Freundliche junge Damen - eine Wiederentdeckung in einer wachsenden rororo-Reihe von vergessenen Büchern.
Elsie ist ein behütetes Mädchen aus Cornwall, das zu Beginn gleich recht eindeutig beschrieben wird: "Elsie war im Vorjahr ohne Abschluss von der Schule abgegangen. Ihre Hausarbeiten seien einfallslos", so die Lehrerinnen, "sie sei sicherlich eine Enttäuschung für die Eltern". Ihre Aussichten in dem abgelegenen Dorf, im Hause ihrer sich ständig streitenden Eltern, sind so trostlos, dass das sonst antriebslose Mädchen es irgendwann schafft, den weiten Weg Richtung London anzutreten. Dort pflegt ihre Schwester Leo mit der Freundin Helen auf einem Hausboot an der Themse eine bohemienartigen Lebensstil. Leo war acht Jahre vor ihr aus dem Elternhaus geflohen. In London war sie Helen begegnet und hatte sich in sie verliebt. Die beiden führen eine offene lesbische Beziehung, was aber nie direkt so ausgesprochen wird. Der Roman wurde schließlich 1944 geschrieben.

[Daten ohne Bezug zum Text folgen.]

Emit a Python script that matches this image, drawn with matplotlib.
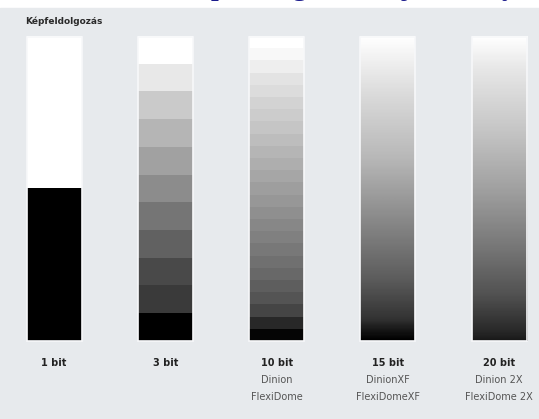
import numpy as np
import matplotlib
matplotlib.use("Agg")
import matplotlib.pyplot as plt
from matplotlib.patches import Rectangle
from matplotlib.colors import LinearSegmentedColormap

# bit depth labels and camera names under each bar
bit_labels = ["1 bit", "3 bit", "10 bit", "15 bit", "20 bit"]
camera_line1 = ["", "", "Dinion", "DinionXF", "Dinion 2X"]
camera_line2 = ["", "", "FlexiDome", "FlexiDomeXF", "FlexiDome 2X"]

# grey levels (1 = white, 0 = black), top to bottom
levels_1bit = [1.0, 0.0]
levels_3bit = [1.0, 0.91, 0.79, 0.71, 0.63, 0.55, 0.46, 0.38, 0.29, 0.23, 0.0]
levels_10bit = [1.0, 0.97, 0.93, 0.89, 0.86, 0.83, 0.80, 0.77, 0.74, 0.71,
                0.68, 0.65, 0.62, 0.59, 0.56, 0.53, 0.50, 0.47, 0.44, 0.41,
                0.37, 0.33, 0.27, 0.16, 0.02]
# smooth gradients: (fraction from top, grey)
stops_15bit = [(0.0, 1.0), (0.08, 0.94), (0.2, 0.85), (0.4, 0.72),
               (0.6, 0.54), (0.8, 0.36), (0.93, 0.2), (0.97, 0.08), (1.0, 0.0)]
stops_20bit = [(0.0, 1.0), (0.1, 0.91), (0.3, 0.78), (0.5, 0.63),
               (0.7, 0.46), (0.85, 0.32), (0.97, 0.16), (1.0, 0.1)]

W, H = 539, 419
fig = plt.figure(figsize=(W / 100, H / 100), dpi=100)
fig.patch.set_facecolor("white")
ax = fig.add_axes([0, 0, 1, 1])
ax.set_xlim(0, W)
ax.set_ylim(H, 0)
ax.axis("off")

bg = "#e7eaed"
ax.add_patch(Rectangle((0, 8), W, H - 8, color=bg, zorder=0))

# page heading, cut off by the top edge (only its lower part shows)
fig.text(177 / W, 1 + 5 / H, "Képfeldolgozási teljesítmény", va="baseline",
         ha="left", family="Liberation Serif", weight="bold", size=20,
         color="#1b1b8c")
ax.text(25, 24, "Képfeldolgozás", fontsize=6.5, weight="bold",
        color="#2a2a2a", va="baseline")

top, bottom = 37, 341
bar_w = 55
x0, step = 54, 111.3


def stops_cmap(stops):
    return LinearSegmentedColormap.from_list(
        "g", [(p, (g, g, g)) for p, g in stops])


for i, lab in enumerate(bit_labels):
    xc = x0 + i * step
    left, right = xc - bar_w / 2, xc + bar_w / 2
    ext = [left, right, bottom, top]
    if i == 0:
        img = np.array(levels_1bit)[:, None]
        ax.imshow(img, cmap="gray", vmin=0, vmax=1, extent=ext,
                  aspect="auto", interpolation="nearest", zorder=2)
    elif i == 1:
        img = np.array(levels_3bit)[:, None]
        ax.imshow(img, cmap="gray", vmin=0, vmax=1, extent=ext,
                  aspect="auto", interpolation="nearest", zorder=2)
    elif i == 2:
        img = np.array(levels_10bit)[:, None]
        ax.imshow(img, cmap="gray", vmin=0, vmax=1, extent=ext,
                  aspect="auto", interpolation="nearest", zorder=2)
    else:
        stops = stops_15bit if i == 3 else stops_20bit
        img = np.linspace(0, 1, 300)[:, None]
        ax.imshow(img, cmap=stops_cmap(stops), vmin=0, vmax=1, extent=ext,
                  aspect="auto", interpolation="bilinear", zorder=2)
    ax.add_patch(Rectangle((left, top), bar_w, bottom - top, fill=False,
                           ec="#f7f8fa", lw=1.2, zorder=3))

    ax.text(xc, 366, lab, ha="center", va="baseline", fontsize=7,
            weight="bold", color="#222222")
    ax.text(xc, 383, camera_line1[i], ha="center", va="baseline",
            fontsize=7, color="#555555")
    ax.text(xc, 400, camera_line2[i], ha="center", va="baseline",
            fontsize=7, color="#555555")

fig.savefig("out.png", dpi=100, facecolor=fig.get_facecolor())
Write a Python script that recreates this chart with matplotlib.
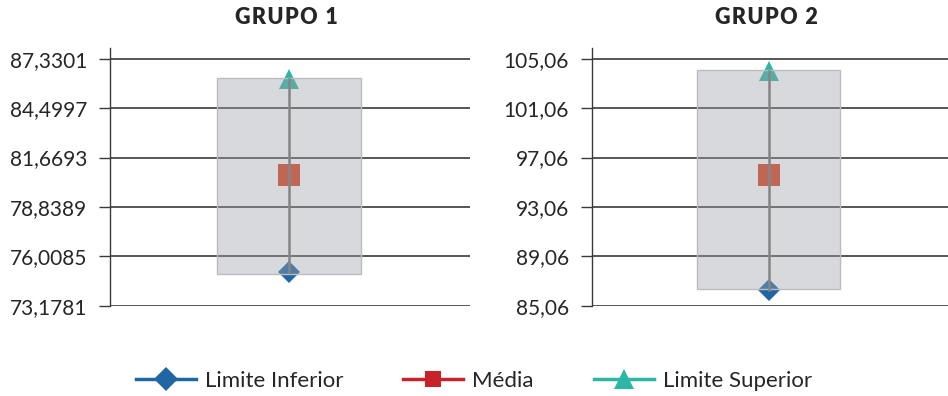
import matplotlib
matplotlib.use("Agg")
import matplotlib.pyplot as plt
from matplotlib.lines import Line2D
from matplotlib.patches import Rectangle

# Summary values per group
groups = ["GRUPO 1", "GRUPO 2"]
lower = [75.13, 86.33]
mean = [80.65, 95.62]
upper = [86.19, 104.10]
band_low = [75.00, 86.39]
band_high = [86.23, 104.13]

# Y tick values per group
ticks_g1 = [73.1781, 76.0085, 78.8389, 81.6693, 84.4997, 87.3301]
ticks_g2 = [85.06, 89.06, 93.06, 97.06, 101.06, 105.06]
tick_sets = [ticks_g1, ticks_g2]
tick_decimals = [4, 2]

series_names = ["Limite Inferior", "Média", "Limite Superior"]
c_low = "#1f66a3"
c_mean_mark = "#d6401f"
c_mean_leg = "#c8232b"
c_up = "#2db5a5"

plt.rcParams["font.family"] = ["Lato", "DejaVu Sans"]

fig = plt.figure(figsize=(9.48, 3.96), dpi=100)
axes_rects = [
    [110 / 948, 90.3 / 396, 360 / 948, 258 / 396],
    [592 / 948, 90.3 / 396, 356 / 948, 258 / 396],
]

xc = 0.496
half_w = 0.2

for i, rect in enumerate(axes_rects):
    ax = fig.add_axes(rect)
    ticks = tick_sets[i]
    step = ticks[1] - ticks[0]
    ax.set_ylim(ticks[0], ticks[-1] + step * 11 / 49.3)
    ax.set_xlim(0, 1)
    ax.set_yticks(ticks)
    ax.set_yticklabels([f"{t:.{tick_decimals[i]}f}".replace(".", ",") for t in ticks])
    ax.set_xticks([])
    for s in ["top", "right", "bottom"]:
        ax.spines[s].set_visible(False)
    ax.spines["left"].set_color("#3a3a3a")
    ax.spines["left"].set_linewidth(1.0)
    ax.tick_params(axis="y", length=8, width=1.0, color="#3a3a3a",
                   labelsize=15, labelcolor="#262626", pad=8.5)
    for t in ticks:
        ax.axhline(t, color="#3a3a3a", lw=1.2, zorder=1)

    ax.plot([xc], [lower[i]], marker="D", ms=11.5, mew=0, color=c_low, zorder=3)
    ax.plot([xc], [mean[i]], marker="s", ms=16.5, mew=0, color=c_mean_mark, zorder=3)
    ax.plot([xc], [upper[i]], marker="^", ms=14.5, mew=0, color=c_up, zorder=3)

    ax.add_patch(Rectangle((xc - half_w, band_low[i]), 2 * half_w,
                           band_high[i] - band_low[i],
                           facecolor="#9ea0a8", alpha=0.4, edgecolor="none",
                           zorder=4))
    ax.add_patch(Rectangle((xc - half_w, band_low[i]), 2 * half_w,
                           band_high[i] - band_low[i],
                           facecolor="none", edgecolor="#bcbcc0", lw=1.0,
                           zorder=4))
    ax.plot([xc, xc], [lower[i], upper[i]], color="#858585", lw=1.8, zorder=5)

    ax.set_title("\u200a".join(groups[i]), fontsize=15.5, fontweight="heavy",
                 color="#262626", pad=17, x=0.49)

handles = [
    Line2D([], [], color=c_low, lw=2.5, marker="D", ms=12, mew=0),
    Line2D([], [], color=c_mean_leg, lw=2.5, marker="s", ms=12, mew=0),
    Line2D([], [], color=c_up, lw=2.5, marker="^", ms=14, mew=0),
]
fig.legend(handles, series_names, loc="center", bbox_to_anchor=(0.5, 15 / 396),
           ncol=3, frameon=False, fontsize=16, handlelength=2.7,
           handletextpad=0.4, columnspacing=2.7, labelcolor="#262626")

fig.savefig("out.png", dpi=100)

Die Initialzündung für Elsies aufregenden Trip in die Hauptstadt ist die Bekanntschaft mit einem Londoner Arzt namens Peter, von dem sie fälschlich annimmt, er sei der Märchenprinz, der sie sicherlich bald heiraten wird. Der hat aber gänzlich andere Motive. Die Handlung spielt vorwiegend auf dem Hausboot. Dort treffen die beiden Freundinnen auch Peter, der nicht nur Elsie über das Leben belehren will (ganz übles Mansplaining), sondern gerne eine Affäre mit den Bewohnerinnen des Hausbootes anfangen will. Schier unerträglich ist die arrogante Art, mit der er auf die Frauen, hier auf Leo, herabschaut: Ja, es würde sich bestimmt lohnen, sie ein wenig an die Hand zu nehmen. Immerhin hatte sie eine schwere Kindheit gehabt (immer ein lohnender Ausgangspunkt), aber, so vermutete er, es war noch nicht zu spät. Eine kleine Justierung zu diesem Zeitpunkt könnte möglicherweise ihr ganzes weiteres Schicksal beeinflussen. Sein Auftreten wirkt oft komödienhaft. Und dann ist da auch noch der Schriftsteller Joe, der auf einen nahegelegenen Insel in der Themse wohnt und eine ganz besondere Beziehung zu Leo hat.
Kaum zu glauben, dass es ein Roman 1944 geschafft hat, lesbische Liebe in den Mittelpunkt zu rücken, ohne anzuecken. Mary Renault beschreibt das Verhältnis der beiden Frauen aber so verhüllt, dass die damalige Leserschaft nicht unbedingt merken musste, was sie da vorgesetzt bekam. Ein Buch, das die Wiederentdeckung lohnt auch wegen seiner humorvollen Elemente. Die Beschreibung der (heterosexuellen) Liebesnacht wirkt heute reichlich altbacken. Der Schluss, so die Autorin später selbst, passt eigentlich nicht.
Die Herausgeberin Nicole Seifert hat ein informatives Nachwort verfasst.